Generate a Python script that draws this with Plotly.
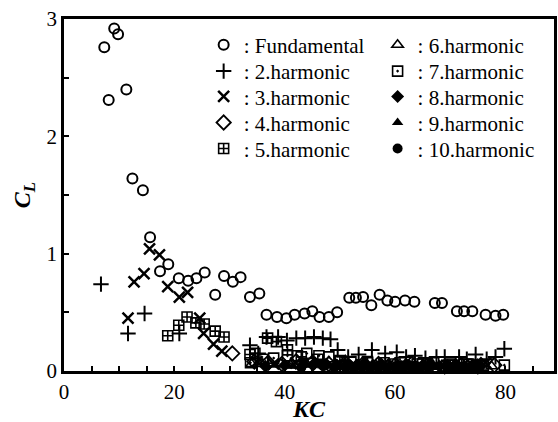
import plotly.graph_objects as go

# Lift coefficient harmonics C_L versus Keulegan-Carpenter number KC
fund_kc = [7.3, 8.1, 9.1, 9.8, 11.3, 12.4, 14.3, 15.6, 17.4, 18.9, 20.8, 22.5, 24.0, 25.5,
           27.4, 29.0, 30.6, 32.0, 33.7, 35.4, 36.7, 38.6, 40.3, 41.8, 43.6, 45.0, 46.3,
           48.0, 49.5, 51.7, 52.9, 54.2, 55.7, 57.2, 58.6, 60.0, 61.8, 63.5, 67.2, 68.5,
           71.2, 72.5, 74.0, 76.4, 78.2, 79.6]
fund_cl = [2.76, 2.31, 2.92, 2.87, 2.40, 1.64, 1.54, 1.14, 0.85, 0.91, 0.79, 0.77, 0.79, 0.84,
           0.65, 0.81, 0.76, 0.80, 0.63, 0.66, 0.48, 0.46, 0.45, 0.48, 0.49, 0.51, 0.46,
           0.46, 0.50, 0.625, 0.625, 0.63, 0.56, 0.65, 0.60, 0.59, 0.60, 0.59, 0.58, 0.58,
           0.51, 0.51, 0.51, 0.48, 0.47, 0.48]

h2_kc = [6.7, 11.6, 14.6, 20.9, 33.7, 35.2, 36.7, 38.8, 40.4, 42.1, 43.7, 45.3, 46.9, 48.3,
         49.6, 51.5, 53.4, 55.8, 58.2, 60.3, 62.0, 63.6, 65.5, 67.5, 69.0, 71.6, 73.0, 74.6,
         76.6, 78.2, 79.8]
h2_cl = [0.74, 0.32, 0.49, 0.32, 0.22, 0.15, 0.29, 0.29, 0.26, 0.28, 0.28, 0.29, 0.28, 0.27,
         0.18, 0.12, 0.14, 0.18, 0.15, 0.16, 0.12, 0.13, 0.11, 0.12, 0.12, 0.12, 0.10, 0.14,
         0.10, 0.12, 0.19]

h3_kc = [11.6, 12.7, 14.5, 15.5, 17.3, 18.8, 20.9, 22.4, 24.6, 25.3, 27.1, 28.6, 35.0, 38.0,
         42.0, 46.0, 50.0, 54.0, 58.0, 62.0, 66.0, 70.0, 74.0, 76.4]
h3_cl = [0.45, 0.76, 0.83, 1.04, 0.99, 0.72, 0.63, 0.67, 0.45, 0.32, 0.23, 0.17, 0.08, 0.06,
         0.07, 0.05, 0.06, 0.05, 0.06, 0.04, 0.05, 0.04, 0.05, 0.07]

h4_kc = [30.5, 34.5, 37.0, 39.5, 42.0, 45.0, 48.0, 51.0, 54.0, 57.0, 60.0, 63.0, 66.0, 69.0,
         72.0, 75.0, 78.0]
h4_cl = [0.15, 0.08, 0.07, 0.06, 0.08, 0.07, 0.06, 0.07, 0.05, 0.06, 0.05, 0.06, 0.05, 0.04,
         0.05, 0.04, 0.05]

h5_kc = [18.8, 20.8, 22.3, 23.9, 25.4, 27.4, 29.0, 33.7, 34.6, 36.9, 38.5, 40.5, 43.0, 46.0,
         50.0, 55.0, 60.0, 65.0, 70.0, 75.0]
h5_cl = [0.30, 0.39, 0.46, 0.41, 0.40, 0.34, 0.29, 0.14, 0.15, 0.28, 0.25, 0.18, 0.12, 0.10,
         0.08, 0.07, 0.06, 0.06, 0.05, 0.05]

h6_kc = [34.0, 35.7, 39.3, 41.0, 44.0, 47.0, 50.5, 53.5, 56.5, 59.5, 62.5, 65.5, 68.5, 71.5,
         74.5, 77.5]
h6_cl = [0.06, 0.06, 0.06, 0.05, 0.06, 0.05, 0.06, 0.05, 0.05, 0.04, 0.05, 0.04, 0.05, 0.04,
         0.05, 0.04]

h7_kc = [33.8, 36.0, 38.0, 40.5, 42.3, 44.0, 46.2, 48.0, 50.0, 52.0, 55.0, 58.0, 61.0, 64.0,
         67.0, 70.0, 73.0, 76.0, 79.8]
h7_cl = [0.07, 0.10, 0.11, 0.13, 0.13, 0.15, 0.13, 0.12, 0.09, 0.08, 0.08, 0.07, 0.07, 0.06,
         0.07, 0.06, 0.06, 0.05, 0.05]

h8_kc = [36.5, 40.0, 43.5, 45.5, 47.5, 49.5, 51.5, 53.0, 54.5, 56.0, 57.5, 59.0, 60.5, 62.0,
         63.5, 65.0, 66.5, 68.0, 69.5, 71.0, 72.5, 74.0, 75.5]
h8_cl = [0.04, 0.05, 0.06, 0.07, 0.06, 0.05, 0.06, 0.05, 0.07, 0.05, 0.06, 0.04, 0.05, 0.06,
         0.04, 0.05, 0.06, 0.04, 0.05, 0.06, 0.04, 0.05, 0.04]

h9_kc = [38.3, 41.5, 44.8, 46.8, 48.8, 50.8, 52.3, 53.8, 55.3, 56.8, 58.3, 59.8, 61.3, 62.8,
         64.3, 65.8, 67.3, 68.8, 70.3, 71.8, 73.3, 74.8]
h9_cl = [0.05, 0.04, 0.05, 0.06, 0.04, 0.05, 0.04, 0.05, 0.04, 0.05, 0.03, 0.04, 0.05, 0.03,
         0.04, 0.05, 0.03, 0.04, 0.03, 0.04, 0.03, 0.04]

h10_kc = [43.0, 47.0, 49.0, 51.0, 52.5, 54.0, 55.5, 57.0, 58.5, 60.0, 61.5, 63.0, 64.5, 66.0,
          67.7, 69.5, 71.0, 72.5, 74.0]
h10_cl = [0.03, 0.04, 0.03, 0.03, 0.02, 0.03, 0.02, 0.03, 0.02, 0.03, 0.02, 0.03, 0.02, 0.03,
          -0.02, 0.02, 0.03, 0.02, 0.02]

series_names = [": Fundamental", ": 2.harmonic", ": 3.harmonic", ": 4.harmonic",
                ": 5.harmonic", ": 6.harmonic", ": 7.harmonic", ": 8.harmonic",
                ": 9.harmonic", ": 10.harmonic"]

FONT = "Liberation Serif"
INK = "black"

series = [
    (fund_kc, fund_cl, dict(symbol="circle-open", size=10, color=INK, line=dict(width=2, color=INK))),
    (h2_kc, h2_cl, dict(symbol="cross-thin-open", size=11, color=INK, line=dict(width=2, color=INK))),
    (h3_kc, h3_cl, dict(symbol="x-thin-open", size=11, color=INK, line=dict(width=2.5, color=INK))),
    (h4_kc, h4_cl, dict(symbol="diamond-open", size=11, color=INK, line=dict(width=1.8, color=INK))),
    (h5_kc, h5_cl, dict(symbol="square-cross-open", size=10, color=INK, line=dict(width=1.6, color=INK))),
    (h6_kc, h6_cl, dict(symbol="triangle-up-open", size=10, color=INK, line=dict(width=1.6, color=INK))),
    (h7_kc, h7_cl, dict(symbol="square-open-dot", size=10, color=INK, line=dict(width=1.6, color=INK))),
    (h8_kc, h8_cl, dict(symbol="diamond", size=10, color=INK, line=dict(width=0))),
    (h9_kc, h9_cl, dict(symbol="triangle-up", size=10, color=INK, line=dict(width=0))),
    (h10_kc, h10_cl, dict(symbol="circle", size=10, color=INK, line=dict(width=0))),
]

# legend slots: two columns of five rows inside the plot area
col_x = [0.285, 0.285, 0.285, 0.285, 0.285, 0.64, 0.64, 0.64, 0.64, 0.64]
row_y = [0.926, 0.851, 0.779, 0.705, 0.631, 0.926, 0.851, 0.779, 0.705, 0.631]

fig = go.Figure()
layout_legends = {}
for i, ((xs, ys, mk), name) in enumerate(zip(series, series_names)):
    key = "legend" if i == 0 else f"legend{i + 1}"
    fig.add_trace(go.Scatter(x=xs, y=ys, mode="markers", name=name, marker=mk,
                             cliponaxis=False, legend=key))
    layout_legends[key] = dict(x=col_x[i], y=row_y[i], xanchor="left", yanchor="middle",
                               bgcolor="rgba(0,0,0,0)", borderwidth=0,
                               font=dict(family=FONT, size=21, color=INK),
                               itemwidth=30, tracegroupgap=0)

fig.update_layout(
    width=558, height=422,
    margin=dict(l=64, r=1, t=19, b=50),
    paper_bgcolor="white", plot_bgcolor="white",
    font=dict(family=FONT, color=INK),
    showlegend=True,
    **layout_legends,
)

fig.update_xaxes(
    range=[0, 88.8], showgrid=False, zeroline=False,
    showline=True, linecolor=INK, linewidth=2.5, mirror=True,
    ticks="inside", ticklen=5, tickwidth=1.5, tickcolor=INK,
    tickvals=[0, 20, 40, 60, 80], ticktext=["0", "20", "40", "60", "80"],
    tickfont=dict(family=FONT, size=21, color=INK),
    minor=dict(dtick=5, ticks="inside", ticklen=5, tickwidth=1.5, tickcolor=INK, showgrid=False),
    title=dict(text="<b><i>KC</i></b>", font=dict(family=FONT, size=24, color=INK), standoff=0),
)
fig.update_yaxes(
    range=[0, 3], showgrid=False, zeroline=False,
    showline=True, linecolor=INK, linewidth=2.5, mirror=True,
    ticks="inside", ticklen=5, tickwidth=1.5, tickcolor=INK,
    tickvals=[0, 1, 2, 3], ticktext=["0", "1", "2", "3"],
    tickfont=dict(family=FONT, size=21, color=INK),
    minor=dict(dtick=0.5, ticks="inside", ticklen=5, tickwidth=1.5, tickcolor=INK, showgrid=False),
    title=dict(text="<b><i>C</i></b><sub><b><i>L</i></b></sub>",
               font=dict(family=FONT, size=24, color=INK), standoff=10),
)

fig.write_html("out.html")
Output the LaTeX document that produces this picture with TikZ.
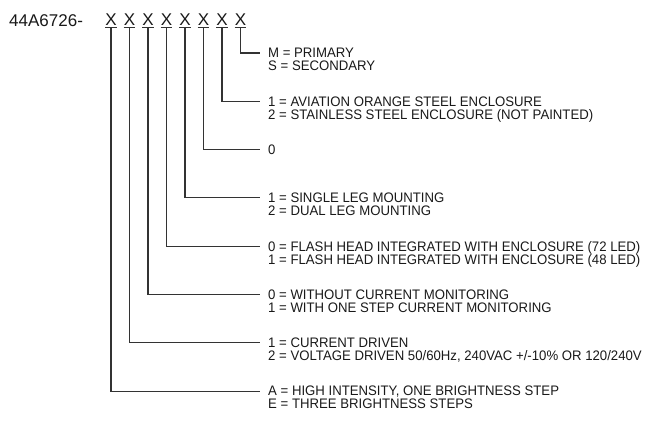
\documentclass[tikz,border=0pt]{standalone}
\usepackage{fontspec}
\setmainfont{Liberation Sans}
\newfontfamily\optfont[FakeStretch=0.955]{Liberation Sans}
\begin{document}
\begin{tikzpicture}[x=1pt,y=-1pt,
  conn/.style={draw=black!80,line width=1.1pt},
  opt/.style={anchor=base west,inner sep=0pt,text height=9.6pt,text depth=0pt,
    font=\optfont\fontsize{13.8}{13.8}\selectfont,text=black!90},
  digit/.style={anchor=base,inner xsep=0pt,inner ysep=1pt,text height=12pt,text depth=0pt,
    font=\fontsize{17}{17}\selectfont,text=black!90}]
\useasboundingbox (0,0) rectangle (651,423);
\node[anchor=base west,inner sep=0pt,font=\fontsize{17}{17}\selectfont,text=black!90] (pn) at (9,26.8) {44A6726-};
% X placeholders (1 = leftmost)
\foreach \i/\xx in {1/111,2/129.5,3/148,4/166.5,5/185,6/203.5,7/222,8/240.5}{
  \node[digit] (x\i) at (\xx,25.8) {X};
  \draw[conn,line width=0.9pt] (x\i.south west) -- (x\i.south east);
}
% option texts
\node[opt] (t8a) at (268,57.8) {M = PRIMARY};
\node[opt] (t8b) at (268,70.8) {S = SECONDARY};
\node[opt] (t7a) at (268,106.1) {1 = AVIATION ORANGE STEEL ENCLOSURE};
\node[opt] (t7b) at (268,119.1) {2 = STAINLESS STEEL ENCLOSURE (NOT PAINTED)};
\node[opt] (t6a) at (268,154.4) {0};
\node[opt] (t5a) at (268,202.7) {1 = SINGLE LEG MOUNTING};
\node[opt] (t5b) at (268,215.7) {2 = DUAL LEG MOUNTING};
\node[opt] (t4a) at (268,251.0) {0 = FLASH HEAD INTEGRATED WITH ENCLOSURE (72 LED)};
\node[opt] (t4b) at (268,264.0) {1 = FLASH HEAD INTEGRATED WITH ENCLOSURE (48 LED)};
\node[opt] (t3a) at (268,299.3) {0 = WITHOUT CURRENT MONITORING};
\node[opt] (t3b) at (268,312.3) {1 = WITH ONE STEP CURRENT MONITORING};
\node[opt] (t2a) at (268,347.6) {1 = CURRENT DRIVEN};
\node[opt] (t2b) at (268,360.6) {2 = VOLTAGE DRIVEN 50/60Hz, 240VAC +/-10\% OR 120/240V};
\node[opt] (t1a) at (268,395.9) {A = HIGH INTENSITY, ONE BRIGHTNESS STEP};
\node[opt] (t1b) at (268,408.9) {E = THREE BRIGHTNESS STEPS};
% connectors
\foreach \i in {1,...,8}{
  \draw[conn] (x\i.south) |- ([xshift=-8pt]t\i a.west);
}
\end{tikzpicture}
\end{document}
━━━━━━━━
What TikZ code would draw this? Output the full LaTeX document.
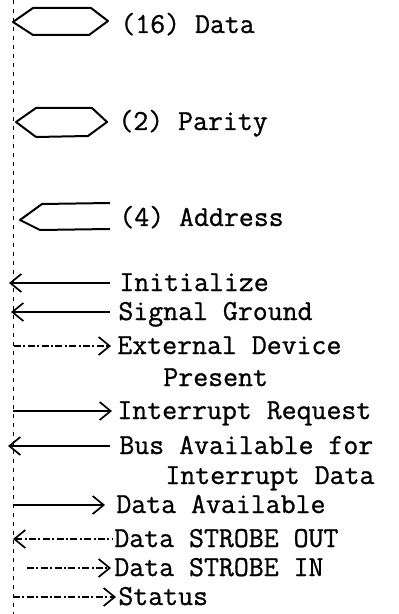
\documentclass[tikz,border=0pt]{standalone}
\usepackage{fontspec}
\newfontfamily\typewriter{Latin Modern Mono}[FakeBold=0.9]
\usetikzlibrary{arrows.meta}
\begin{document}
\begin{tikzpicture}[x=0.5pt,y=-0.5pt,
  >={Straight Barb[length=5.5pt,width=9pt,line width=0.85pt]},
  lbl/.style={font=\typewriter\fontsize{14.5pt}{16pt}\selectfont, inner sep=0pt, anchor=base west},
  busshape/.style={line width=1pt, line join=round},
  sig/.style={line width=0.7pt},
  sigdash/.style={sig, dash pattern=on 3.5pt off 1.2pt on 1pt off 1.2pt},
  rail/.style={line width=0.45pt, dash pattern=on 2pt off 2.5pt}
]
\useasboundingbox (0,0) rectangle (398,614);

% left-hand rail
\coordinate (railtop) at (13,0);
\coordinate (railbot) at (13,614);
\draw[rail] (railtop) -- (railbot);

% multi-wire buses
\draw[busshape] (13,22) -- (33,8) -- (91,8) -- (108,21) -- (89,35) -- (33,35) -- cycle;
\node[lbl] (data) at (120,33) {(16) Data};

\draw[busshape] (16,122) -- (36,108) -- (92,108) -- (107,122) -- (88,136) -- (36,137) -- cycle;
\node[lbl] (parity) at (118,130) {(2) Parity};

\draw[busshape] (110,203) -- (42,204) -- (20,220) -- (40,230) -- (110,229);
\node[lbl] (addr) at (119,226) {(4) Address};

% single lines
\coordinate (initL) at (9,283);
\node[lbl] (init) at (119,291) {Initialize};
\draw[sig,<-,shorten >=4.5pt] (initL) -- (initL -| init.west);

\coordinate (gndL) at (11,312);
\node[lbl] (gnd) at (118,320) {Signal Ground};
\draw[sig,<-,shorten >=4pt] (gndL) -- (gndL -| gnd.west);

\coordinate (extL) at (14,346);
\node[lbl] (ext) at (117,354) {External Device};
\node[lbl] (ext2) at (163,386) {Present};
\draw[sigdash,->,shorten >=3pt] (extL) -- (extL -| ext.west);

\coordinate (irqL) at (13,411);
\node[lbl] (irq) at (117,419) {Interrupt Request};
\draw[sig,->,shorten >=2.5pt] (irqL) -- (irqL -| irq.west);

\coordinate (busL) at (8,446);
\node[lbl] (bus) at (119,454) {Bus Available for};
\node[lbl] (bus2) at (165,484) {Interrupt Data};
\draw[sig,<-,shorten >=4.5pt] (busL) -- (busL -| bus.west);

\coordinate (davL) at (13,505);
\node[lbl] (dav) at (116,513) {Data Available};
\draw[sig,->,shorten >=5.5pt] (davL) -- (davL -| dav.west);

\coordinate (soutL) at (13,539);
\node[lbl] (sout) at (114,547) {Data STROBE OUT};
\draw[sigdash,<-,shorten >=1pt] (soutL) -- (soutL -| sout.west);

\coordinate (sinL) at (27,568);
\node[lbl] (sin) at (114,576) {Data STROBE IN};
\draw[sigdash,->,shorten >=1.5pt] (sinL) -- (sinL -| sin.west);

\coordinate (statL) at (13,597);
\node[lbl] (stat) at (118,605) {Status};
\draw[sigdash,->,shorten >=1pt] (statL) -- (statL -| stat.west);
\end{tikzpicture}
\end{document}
━━━━━━━━
Look above for the line with "What TikZ code" and the line with "(irqL -| irq.west);"; set down those two lines and all lines between them exactly, without pictures and without anything else.

=== Solution to this problem ===
What TikZ code would draw this? Output the full LaTeX document.
\documentclass[tikz,border=0pt]{standalone}
\usepackage{fontspec}
\newfontfamily\typewriter{Latin Modern Mono}[FakeBold=0.9]
\usetikzlibrary{arrows.meta}
\begin{document}
\begin{tikzpicture}[x=0.5pt,y=-0.5pt,
  >={Straight Barb[length=5.5pt,width=9pt,line width=0.85pt]},
  lbl/.style={font=\typewriter\fontsize{14.5pt}{16pt}\selectfont, inner sep=0pt, anchor=base west},
  busshape/.style={line width=1pt, line join=round},
  sig/.style={line width=0.7pt},
  sigdash/.style={sig, dash pattern=on 3.5pt off 1.2pt on 1pt off 1.2pt},
  rail/.style={line width=0.45pt, dash pattern=on 2pt off 2.5pt}
]
\useasboundingbox (0,0) rectangle (398,614);

% left-hand rail
\coordinate (railtop) at (13,0);
\coordinate (railbot) at (13,614);
\draw[rail] (railtop) -- (railbot);

% multi-wire buses
\draw[busshape] (13,22) -- (33,8) -- (91,8) -- (108,21) -- (89,35) -- (33,35) -- cycle;
\node[lbl] (data) at (120,33) {(16) Data};

\draw[busshape] (16,122) -- (36,108) -- (92,108) -- (107,122) -- (88,136) -- (36,137) -- cycle;
\node[lbl] (parity) at (118,130) {(2) Parity};

\draw[busshape] (110,203) -- (42,204) -- (20,220) -- (40,230) -- (110,229);
\node[lbl] (addr) at (119,226) {(4) Address};

% single lines
\coordinate (initL) at (9,283);
\node[lbl] (init) at (119,291) {Initialize};
\draw[sig,<-,shorten >=4.5pt] (initL) -- (initL -| init.west);

\coordinate (gndL) at (11,312);
\node[lbl] (gnd) at (118,320) {Signal Ground};
\draw[sig,<-,shorten >=4pt] (gndL) -- (gndL -| gnd.west);

\coordinate (extL) at (14,346);
\node[lbl] (ext) at (117,354) {External Device};
\node[lbl] (ext2) at (163,386) {Present};
\draw[sigdash,->,shorten >=3pt] (extL) -- (extL -| ext.west);

\coordinate (irqL) at (13,411);
\node[lbl] (irq) at (117,419) {Interrupt Request};
\draw[sig,->,shorten >=2.5pt] (irqL) -- (irqL -| irq.west);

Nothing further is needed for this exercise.